Elements of World Knowledge (EWoK): A Cognition-Inspired Framework for Evaluating Basic World Knowledge in Language Models
- URL: http://arxiv.org/abs/2405.09605v2
- Date: Thu, 03 Jul 2025 20:10:24 GMT
- Title: Elements of World Knowledge (EWoK): A Cognition-Inspired Framework for Evaluating Basic World Knowledge in Language Models
- Authors: Anna A. Ivanova, Aalok Sathe, Benjamin Lipkin, Unnathi Kumar, Setayesh Radkani, Thomas H. Clark, Carina Kauf, Jennifer Hu, R. T. Pramod, Gabriel Grand, Vivian Paulun, Maria Ryskina, Ekin Akyürek, Ethan Wilcox, Nafisa Rashid, Leshem Choshen, Roger Levy, Evelina Fedorenko, Joshua Tenenbaum, Jacob Andreas,
- Abstract summary: Elements of World Knowledge (EWoK) is a framework for evaluating language models' understanding of conceptual knowledge underlying world modeling.<n>EWoK-core-1.0 is a dataset of 4,374 items covering 11 world knowledge domains.<n>All tested models perform worse than humans, with results varying drastically across domains.

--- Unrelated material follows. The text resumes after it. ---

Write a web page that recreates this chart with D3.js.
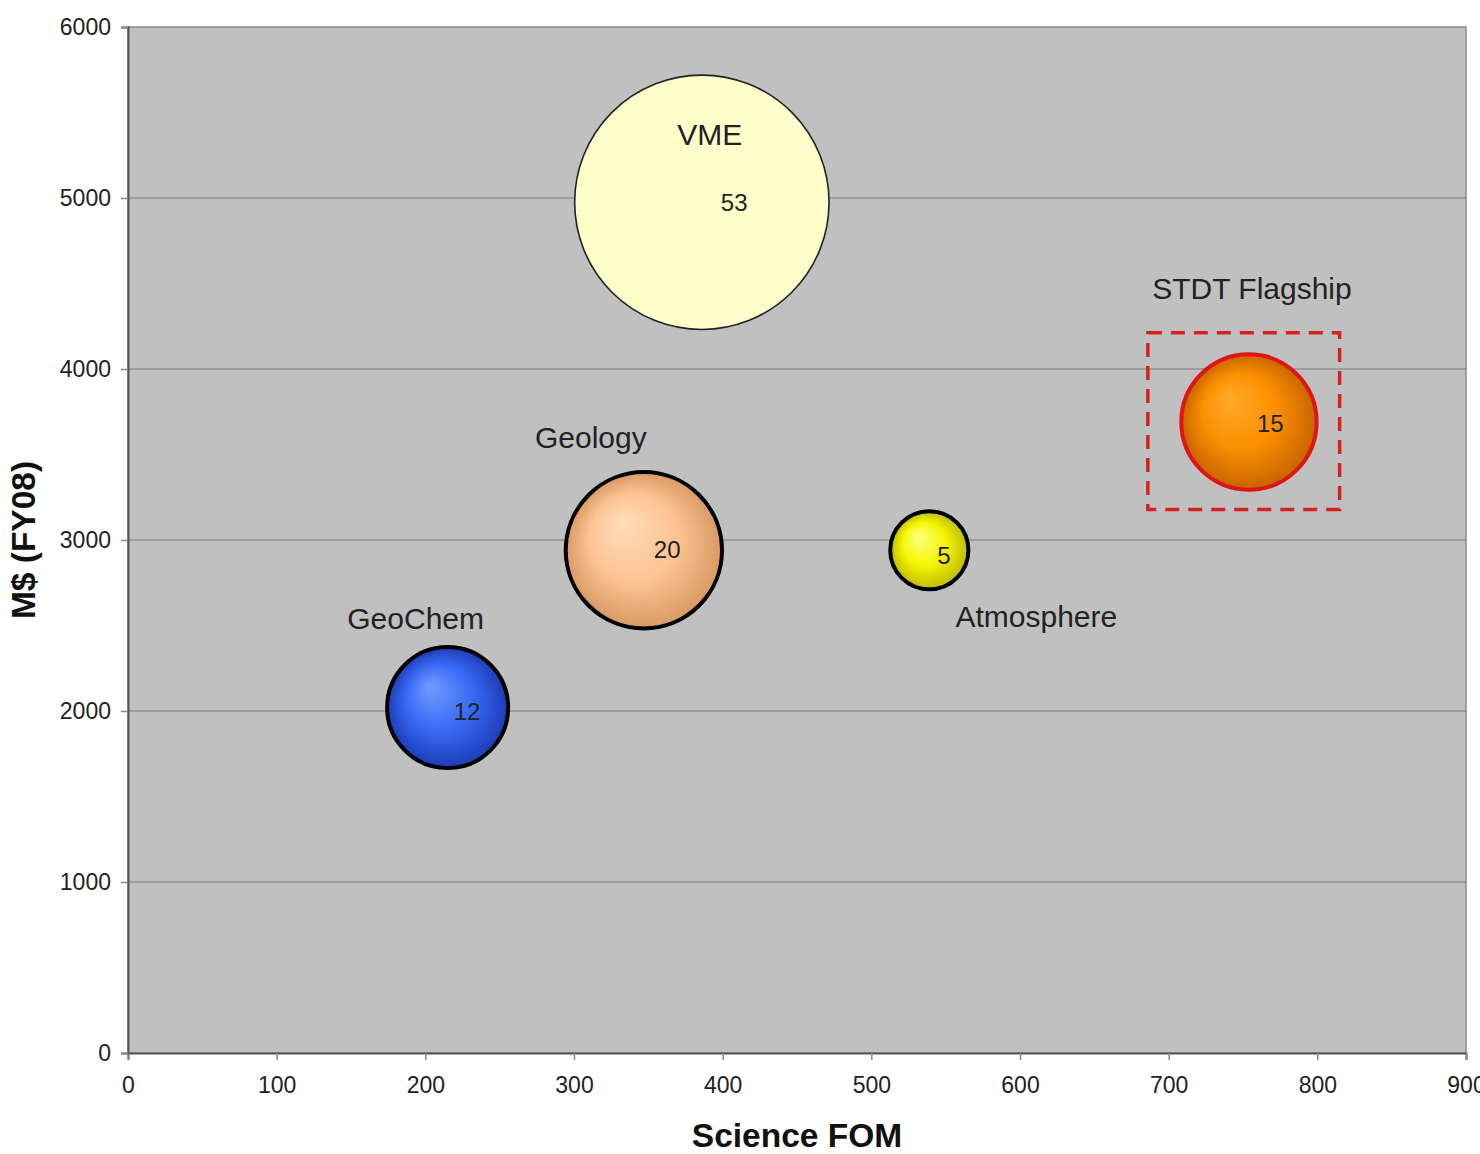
<!DOCTYPE html>
<html>
<head>
<meta charset="utf-8">
<script src="https://cdn.jsdelivr.net/npm/d3@7"></script>
<style>
  body { margin: 0; background: #fff; }
  svg { display: block; font-family: "Liberation Sans", Arial, sans-serif; }
</style>
</head>
<body>
<span></span>
<script>
// bubble chart: science figure of merit vs cost, bubble area = count

var names   = ["VME", "Geology", "GeoChem", "Atmosphere", "STDT Flagship"];
var sciFOM  = [386, 347, 215, 539, 754];
var cost    = [4975, 2940, 2020, 2940, 3690];
var counts  = [53, 20, 12, 5, 15];
var xTicks  = [0, 100, 200, 300, 400, 500, 600, 700, 800, 900];
var yTicks  = [0, 1000, 2000, 3000, 4000, 5000, 6000];
// dashed highlight box round the flagship, in data units
var boxX = [686, 815];
var boxY = [3178, 4212];

var width = 1480, height = 1154;
var margin = {top: 27, right: 14, bottom: 101, left: 128};

var data = names.map(function(n, i) {
    return {name: n, x: sciFOM[i], y: cost[i], v: counts[i]};
});

var svg = d3.select("span")
    .append("svg")
    .attr("width", width)
    .attr("height", height);

var xScale = d3.scaleLinear().domain([0, 900]).range([margin.left, width - margin.right]);
var yScale = d3.scaleLinear().domain([0, 6000]).range([height - margin.bottom, margin.top]);
var rScale = d3.scaleSqrt().domain([0, 53]).range([0, 127.2]);

// colours and label spots per bubble
var styles = {
    "VME":           {c0: "#ffffcc", c1: "#ffffcc", c2: "#ffffcc", stroke: "#222", sw: 1.6, nx: 8,   ny: -57, vx: 19, vy: 9},
    "Geology":       {c0: "#ffdcb8", c1: "#fdc495", c2: "#d99a64", stroke: "#000", sw: 4,   nx: -53, ny: -102, vx: 10, vy: 8},
    "GeoChem":       {c0: "#6e9bff", c1: "#3a6af5", c2: "#1b3cb8", stroke: "#000", sw: 4,   nx: -32, ny: -79, vx: 6,  vy: 12},
    "Atmosphere":    {c0: "#ffff8a", c1: "#f5f500", c2: "#bcbc00", stroke: "#000", sw: 4,   nx: 107, ny: 77,  vx: 8,  vy: 14},
    "STDT Flagship": {c0: "#ffab2a", c1: "#fb8f00", c2: "#c86400", stroke: "#dd1515", sw: 4, nx: 3,   ny: -123, vx: 8,  vy: 10}
};

var defs = svg.append("defs");
data.forEach(function(d, i) {
    var s = styles[d.name];
    var g = defs.append("radialGradient")
        .attr("id", "grad" + i)
        .attr("cx", "50%").attr("cy", "50%").attr("r", "50%")
        .attr("fx", "35%").attr("fy", "32%");
    g.append("stop").attr("offset", "0%").attr("stop-color", s.c0);
    g.append("stop").attr("offset", "55%").attr("stop-color", s.c1);
    g.append("stop").attr("offset", "100%").attr("stop-color", s.c2);
});

// plot background
svg.append("rect")
    .attr("x", margin.left)
    .attr("y", margin.top)
    .attr("width", width - margin.left - margin.right)
    .attr("height", height - margin.top - margin.bottom)
    .attr("fill", "#c0c0c0")
    .attr("stroke", "#8c8c8c")
    .attr("stroke-width", 1.5);

// gridlines
svg.append("g")
    .selectAll("line")
    .data(yTicks.slice(1, -1))
    .join("line")
    .attr("x1", margin.left)
    .attr("x2", width - margin.right)
    .attr("y1", d => yScale(d))
    .attr("y2", d => yScale(d))
    .attr("stroke", "#7a7a7a")
    .attr("stroke-width", 1.2);

function xAxis(g) {
    g.call(d3.axisBottom(xScale).tickValues(xTicks).tickSize(7).tickPadding(17).tickFormat(d3.format("d")));
}
function yAxis(g) {
    g.call(d3.axisLeft(yScale).tickValues(yTicks).tickSize(7).tickPadding(10).tickFormat(d3.format("d")));
}

var gx = svg.append("g")
    .attr("transform", `translate(0, ${height - margin.bottom})`)
    .call(xAxis);
var gy = svg.append("g")
    .attr("transform", `translate(${margin.left}, 0)`)
    .call(yAxis);

[gx, gy].forEach(function(g) {
    g.select(".domain").attr("stroke", "#555").attr("stroke-width", 2);
    g.selectAll(".tick line").attr("stroke", "#888").attr("stroke-width", 1.5);
    g.selectAll(".tick text")
        .attr("fill", "#222")
        .style("font-size", "23px")
        .style("font-family", "'Liberation Sans', Arial, sans-serif");
});

// highlight box
svg.append("rect")
    .attr("x", xScale(boxX[0]))
    .attr("y", yScale(boxY[1]))
    .attr("width", xScale(boxX[1]) - xScale(boxX[0]))
    .attr("height", yScale(boxY[0]) - yScale(boxY[1]))
    .attr("fill", "none")
    .attr("stroke", "#d42222")
    .attr("stroke-width", 3.5)
    .attr("stroke-dasharray", "14,9");

// bubbles
var bubbles = svg.append("g")
    .selectAll("g")
    .data(data)
    .join("g")
    .attr("transform", d => `translate(${xScale(d.x)}, ${yScale(d.y)})`);

bubbles.append("circle")
    .attr("r", d => rScale(d.v))
    .attr("fill", (d, i) => `url(#grad${i})`)
    .attr("stroke", d => styles[d.name].stroke)
    .attr("stroke-width", d => styles[d.name].sw);

bubbles.append("text")
    .attr("x", d => styles[d.name].vx)
    .attr("y", d => styles[d.name].vy)
    .attr("fill", "#222")
    .style("font-size", "24px")
    .text(d => d.v);

bubbles.append("text")
    .attr("x", d => styles[d.name].nx)
    .attr("y", d => styles[d.name].ny)
    .attr("text-anchor", "middle")
    .attr("fill", "#222")
    .style("font-size", "30px")
    .text(d => d.name);

// axis titles
svg.append("text")
    .attr("x", 797)
    .attr("y", 1147)
    .attr("text-anchor", "middle")
    .attr("fill", "#111")
    .style("font-size", "33.5px")
    .style("font-weight", "bold")
    .text("Science FOM");

svg.append("text")
    .attr("transform", "translate(35, 540) rotate(-90)")
    .attr("text-anchor", "middle")
    .attr("fill", "#111")
    .style("font-size", "33.5px")
    .style("font-weight", "bold")
    .text("M$ (FY08)");
</script>
</body>
</html>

- Score: 51.891804790725686
- License: http://creativecommons.org/licenses/by/4.0/
- Abstract: The ability to build and reason about models of the world is essential for situated language understanding. But evaluating world modeling capabilities in modern AI systems -- especially those based on language models -- has proven challenging, in large part because of the difficulty of disentangling conceptual knowledge about the world from knowledge of surface co-occurrence statistics. This paper presents Elements of World Knowledge (EWoK), a framework for evaluating language models' understanding of the conceptual knowledge underlying world modeling. EWoK targets specific concepts from multiple knowledge domains known to be important for world modeling in humans, from social interactions (help, deceive) to spatial relations (left, right). Objects, agents, and locations in the items can be flexibly filled in, enabling easy generation of multiple controlled datasets. We then introduce EWoK-core-1.0, a dataset of 4,374 items covering 11 world knowledge domains. We evaluate 20 open-weights large language models (1.3B--70B parameters) and compare them with human performance. All tested models perform worse than humans, with results varying drastically across domains. Performance on social interactions and social properties was highest and performance on physical relations and spatial relations was lowest. Overall, this dataset highlights simple cases where even large models struggle and presents rich avenues for targeted research on LLM world modeling capabilities.